• **Task brief**:
All the data must come back unchanged, except that pictures are left out.

• **Recorded information**:

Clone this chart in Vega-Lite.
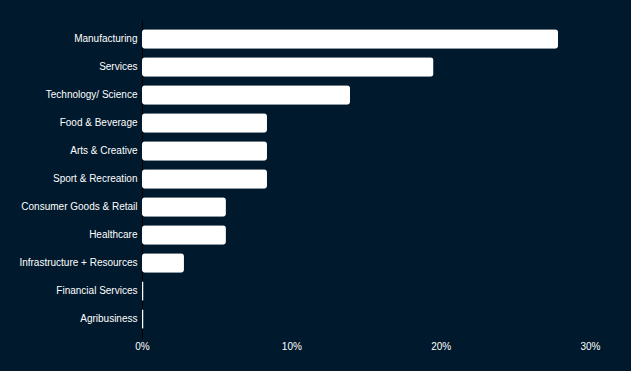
{
  "$schema": "https://vega.github.io/schema/vega-lite/v6.json",
  "autosize": "none",
  "width": 448,
  "height": 318,
  "padding": {"left": 142, "top": 20, "right": 41, "bottom": 33},
  "background": "#00192c",
  "config": {
    "view": {"stroke": null},
    "axis": {"labelFont": "Liberation Sans", "labelFontSize": 10, "labelColor": "#ffffff", "grid": false, "ticks": false, "title": null}
  },
  "data": {
    "values": [
      {"sector": "Manufacturing", "share": 0.2786},
      {"sector": "Services", "share": 0.1952},
      {"sector": "Technology/ Science", "share": 0.1393},
      {"sector": "Food & Beverage", "share": 0.0837},
      {"sector": "Arts & Creative", "share": 0.0837},
      {"sector": "Sport & Recreation", "share": 0.0837},
      {"sector": "Consumer Goods & Retail", "share": 0.0562},
      {"sector": "Healthcare", "share": 0.0562},
      {"sector": "Infrastructure + Resources", "share": 0.0281},
      {"sector": "Financial Services", "share": 0.001},
      {"sector": "Agribusiness", "share": 0.001}
    ]
  },
  "mark": {"type": "bar", "color": "#ffffff", "cornerRadius": 3},
  "encoding": {
    "y": {
      "field": "sector", "type": "nominal", "sort": null,
      "scale": {"paddingInner": 0.3, "paddingOuter": 0.33},
      "axis": {"domain": true, "domainColor": "#000000", "labelPadding": 5}
    },
    "x": {
      "field": "share", "type": "quantitative",
      "scale": {"domain": [0, 0.3], "nice": false},
      "axis": {"format": ".0%", "values": [0, 0.1, 0.2, 0.3], "domain": false, "labelPadding": 3, "labelFlush": false}
    }
  }
}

• **Solution to this task**:
Clone this chart in Vega-Lite.
{
  "$schema": "https://vega.github.io/schema/vega-lite/v6.json",
  "autosize": "none",
  "width": 448,
  "height": 318,
  "padding": {"left": 142, "top": 20, "right": 41, "bottom": 33},
  "background": "#00192c",
  "config": {
    "view": {"stroke": null},
    "axis": {"labelFont": "Liberation Sans", "labelFontSize": 10, "labelColor": "#ffffff", "grid": false, "ticks": false, "title": null}
  },
  "data": {
    "values": [
      {"sector": "Manufacturing", "share": 0.2786},
      {"sector": "Services", "share": 0.1952},
      {"sector": "Technology/ Science", "share": 0.1393},
      {"sector": "Food & Beverage", "share": 0.0837},
      {"sector": "Arts & Creative", "share": 0.0837},
      {"sector": "Sport & Recreation", "share": 0.0837},
      {"sector": "Consumer Goods & Retail", "share": 0.0562},
      {"sector": "Healthcare", "share": 0.0562},
      {"sector": "Infrastructure + Resources", "share": 0.0281},
      {"sector": "Financial Services", "share": 0.001},
      {"sector": "Agribusiness", "share": 0.001}
    ]
  },
  "mark": {"type": "bar", "color": "#ffffff", "cornerRadius": 3},
  "encoding": {
    "y": {
      "field": "sector", "type": "nominal", "sort": null,
      "scale": {"paddingInner": 0.3, "paddingOuter": 0.33},
      "axis": {"domain": true, "domainColor": "#000000", "labelPadding": 5}
    },
    "x": {
      "field": "share", "type": "quantitative",
      "scale": {"domain": [0, 0.3], "nice": false},
      "axis": {"format": ".0%", "values": [0, 0.1, 0.2, 0.3], "domain": false, "labelPadding": 3, "labelFlush": false}
    }
  }
}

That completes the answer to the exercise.